Letzten Endes spricht man so immer nur für und von Personen, mit denen man sich auf einem gleichen oder zumindest sehr ähnlichen Kenntnisstand wähnt. Macht man den Scheiß beruflich oder betreibt es zumindest als sehr intensives Hobby, sind das die allerwenigsten. Und kaum einer wird so überdrüssig und tunnelblickig auf ein Spiel blicken wie jemand, der sein siebtes Assassin’s Creed in Folge durchexerziert. Die Art, wie man von und über Spiele spricht, gerät dadurch unnötig elitär und besserwisserisch. Den Fachfremden wird nichts vermittelt außer der eigenen Sattheit und freut sich ein langjähriger Fan auf die Fortsetzung eines Spiels, kann man fast sicher sein, dass noch vor deren Erscheinungstag die anscheinend dringend notwendige Obsoleszenz-Meldung auftaucht. Diese ist nur einfach noch nicht bis in den Kassenbereich großer Elektrofachmärkte vorgedrungen.

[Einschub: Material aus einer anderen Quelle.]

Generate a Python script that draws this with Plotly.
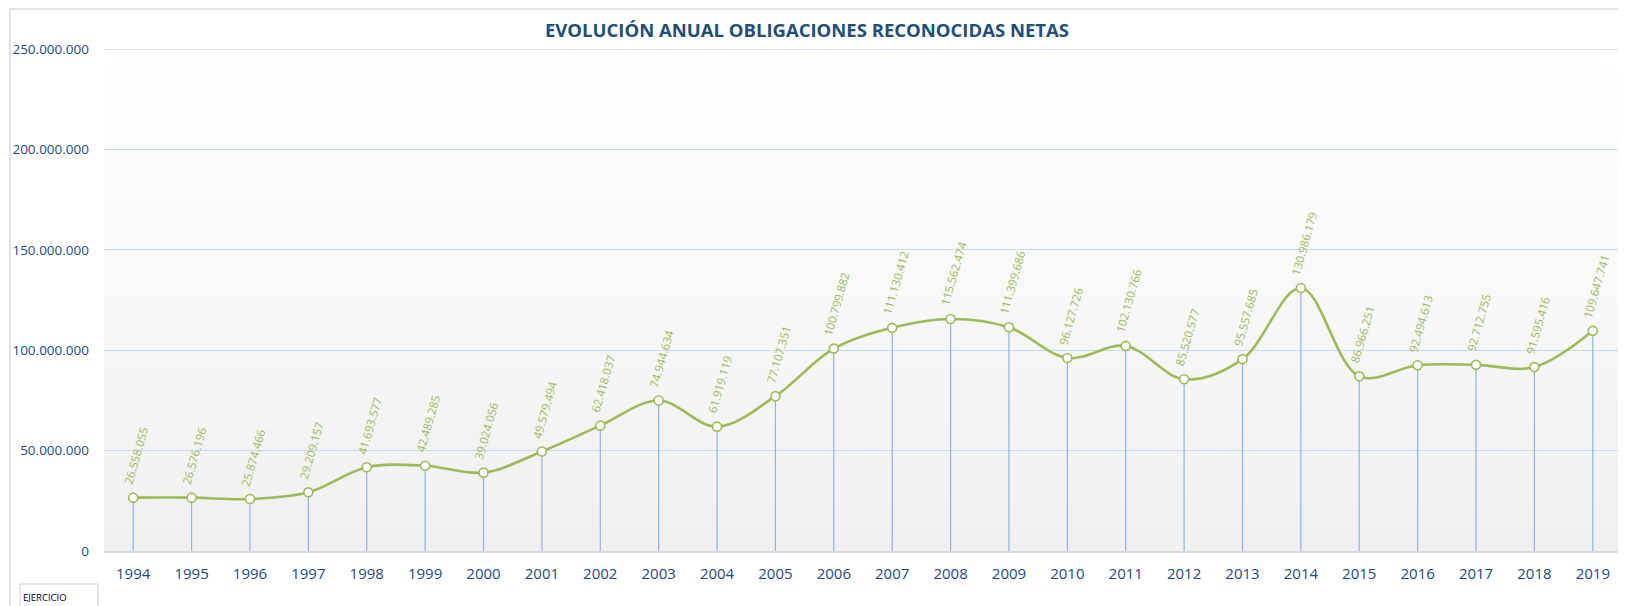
import plotly.graph_objects as go

years = [str(y) for y in range(1994, 2020)]
values = [26558055, 26576196, 25874466, 29209157, 41693577, 42489285, 39024056,
          49579494, 62418037, 74944634, 61919119, 77107351, 100799882, 111130412,
          115562474, 111399686, 96127726, 102130766, 85520577, 95557685, 130986179,
          86966251, 92494613, 92712755, 91595416, 109647741]
y_ticks = [0, 50000000, 100000000, 150000000, 200000000, 250000000]
title_text = "EVOLUCIÓN ANUAL OBLIGACIONES RECONOCIDAS NETAS"
x_axis_name = "EJERCICIO"

def fmt(v):
    return f"{v:,}".replace(",", ".")

# the page body has an 8px margin, so the figure starts at page (8, 8)
OFF = 8
W, H = 1626, 606
# target page coordinates of the plot area
P_LEFT, P_RIGHT, P_TOP, P_BOTTOM = 104, 1622, 49, 551
L = P_LEFT - OFF
R = W - (P_RIGHT - OFF)
T = P_TOP - OFF
B = H - (P_BOTTOM - OFF)
pw, ph = W - L - R, H - T - B
y_top = 250000000 * (P_BOTTOM - P_TOP) / 502.0

def px_x(px):
    return (px - OFF - L) / pw

def px_y(py):
    return (H - B - (py - OFF)) / ph

GREEN = "#9BBB59"
BLUE_TXT = "#1F497D"
DROP = "#8DB3E2"
GRID = "#C9DAF0"

fig = go.Figure()

# drop lines from each point to the axis
dx, dy = [], []
for c, v in zip(years, values):
    dx += [c, c, None]
    dy += [0, v, None]
fig.add_trace(go.Scatter(x=dx, y=dy, mode="lines",
                         line=dict(color=DROP, width=1.2),
                         hoverinfo="skip", showlegend=False))

fig.add_trace(go.Scatter(x=years, y=values, mode="lines+markers",
                         line=dict(color=GREEN, width=2.6, shape="spline", smoothing=1.0),
                         marker=dict(size=9, color="white", line=dict(color=GREEN, width=1.6)),
                         showlegend=False))

annotations = []
for i, v in enumerate(values):
    annotations.append(dict(x=i, y=v, xref="x", yref="y", text=fmt(v), showarrow=False,
                            textangle=-74, xanchor="center", yanchor="bottom",
                            yshift=9, xshift=3,
                            font=dict(family="Open Sans", size=11.5, color=GREEN)))

annotations.append(dict(x=px_x(21), y=px_y(597), xref="paper", yref="paper",
                        text=x_axis_name, showarrow=False, xanchor="left", yanchor="middle",
                        font=dict(family="Open Sans", size=9.5, color="black")))

shapes = []
# vertical gradient background
n = 50
top_col = (255, 255, 255)
bot_col = (240, 240, 240)
for i in range(n):
    f = i / (n - 1)
    r = round(bot_col[0] + (top_col[0] - bot_col[0]) * f)
    g = round(bot_col[1] + (top_col[1] - bot_col[1]) * f)
    b = round(bot_col[2] + (top_col[2] - bot_col[2]) * f)
    shapes.append(dict(type="rect", xref="paper", yref="paper",
                       x0=0, x1=1, y0=i / n, y1=(i + 1) / n + 0.002,
                       fillcolor=f"rgb({r},{g},{b})", line=dict(width=0), layer="below"))
# top gridline (plotly skips the gridline at the range edge)
shapes.append(dict(type="line", xref="paper", yref="y", x0=0, x1=1,
                   y0=y_ticks[-1], y1=y_ticks[-1], line=dict(color=GRID, width=1.6),
                   layer="below"))
# chart border
shapes.append(dict(type="line", xref="paper", yref="paper", x0=px_x(10), x1=px_x(10),
                   y0=px_y(9), y1=px_y(620), line=dict(color="#D9D9D9", width=1.5)))
shapes.append(dict(type="line", xref="paper", yref="paper", x0=px_x(10), x1=px_x(1640),
                   y0=px_y(9), y1=px_y(9), line=dict(color="#D9D9D9", width=1.5)))
# EJERCICIO box
shapes.append(dict(type="rect", xref="paper", yref="paper", x0=px_x(20), x1=px_x(98),
                   y0=px_y(612), y1=px_y(584), line=dict(color="#D0D0D0", width=1),
                   fillcolor="white"))

fig.update_layout(
    width=W, height=H,
    margin=dict(l=L, r=R, t=T, b=B, autoexpand=False),
    paper_bgcolor="white",
    plot_bgcolor="white",
    title=dict(text=title_text, x=(807 - OFF) / W, xanchor="center",
               y=1 - (31 - OFF) / H, yanchor="middle",
               font=dict(family="Open Sans", size=18.5, color="#1F4E79", weight="bold")),
    xaxis=dict(type="category", range=[-0.5, len(years) - 0.5], showgrid=False,
               showline=True, linecolor="#D9D9D9", linewidth=2, ticks="",
               automargin=False, ticklabelstandoff=8,
               tickfont=dict(family="Open Sans", size=15, color=BLUE_TXT)),
    yaxis=dict(range=[0, y_top], tickvals=y_ticks, ticktext=[fmt(t) for t in y_ticks],
               showgrid=True, gridcolor=GRID, gridwidth=1.2, zeroline=False, ticks="",
               ticklabelstandoff=14, automargin=False,
               tickfont=dict(family="Open Sans", size=13.5, color=BLUE_TXT)),
    annotations=annotations,
    shapes=shapes,
)

fig.write_html("out.html")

“The gameplay is exactly what you would expect from an Assassin’s Creed game.”
Mehr vom Gleichen mit dem Gleichen zu vergleichen ist natürlich dessen ungeachtet für ein eingeweihtes Publikum nach wie vor sinnvoll. Es geht nicht darum, von einem Extrem ins nächste zu hüpfen, sondern vielmehr darum, eine bessere Balance aus eigenen Altlasten und einem geistigen Neustart zu finden. Natürlich ist es leichter, sich auf ein neues Fallout oder Star Wars zu freuen, weil ein paar Jahre mehr seit den letzten Teilen verstrichen sind und genügend Abstand notwendig ist, um zu begreifen, was man hatte. Und auch ein paar Dinge wieder zu vergessen, versteht sich. Dass man so viel Abstand auch von Ubisofts Bargeldkuh Nummer 1 erwartet, ist aus rein wirtschaftlicher Sicht natürlich Quatsch. Darum sollte jedes Spiel eigenständig bewertet werden, nicht anhand seines Erbes.
Für einige da draußen wird es dieses Jahr schließlich ihr erstes Assassin’s Creed sein. Diese Menschen als Leichenfledderer abzustempeln oder sie mit einer niedrigen Wertung in die Irre zu führen, bloß weil man selbst alles in einem Spiel schon aus vorherigen kennt, hilft niemandem, außer dem eigenen (Be-)Deutungsbedürfnis. Das ist auch okay, solange man sich das zumindest von Zeit zu Zeit bewusst macht. Genauso wie die Möglichkeit, dass einen Assassin’s Creed irgendwann überlebt haben könnte.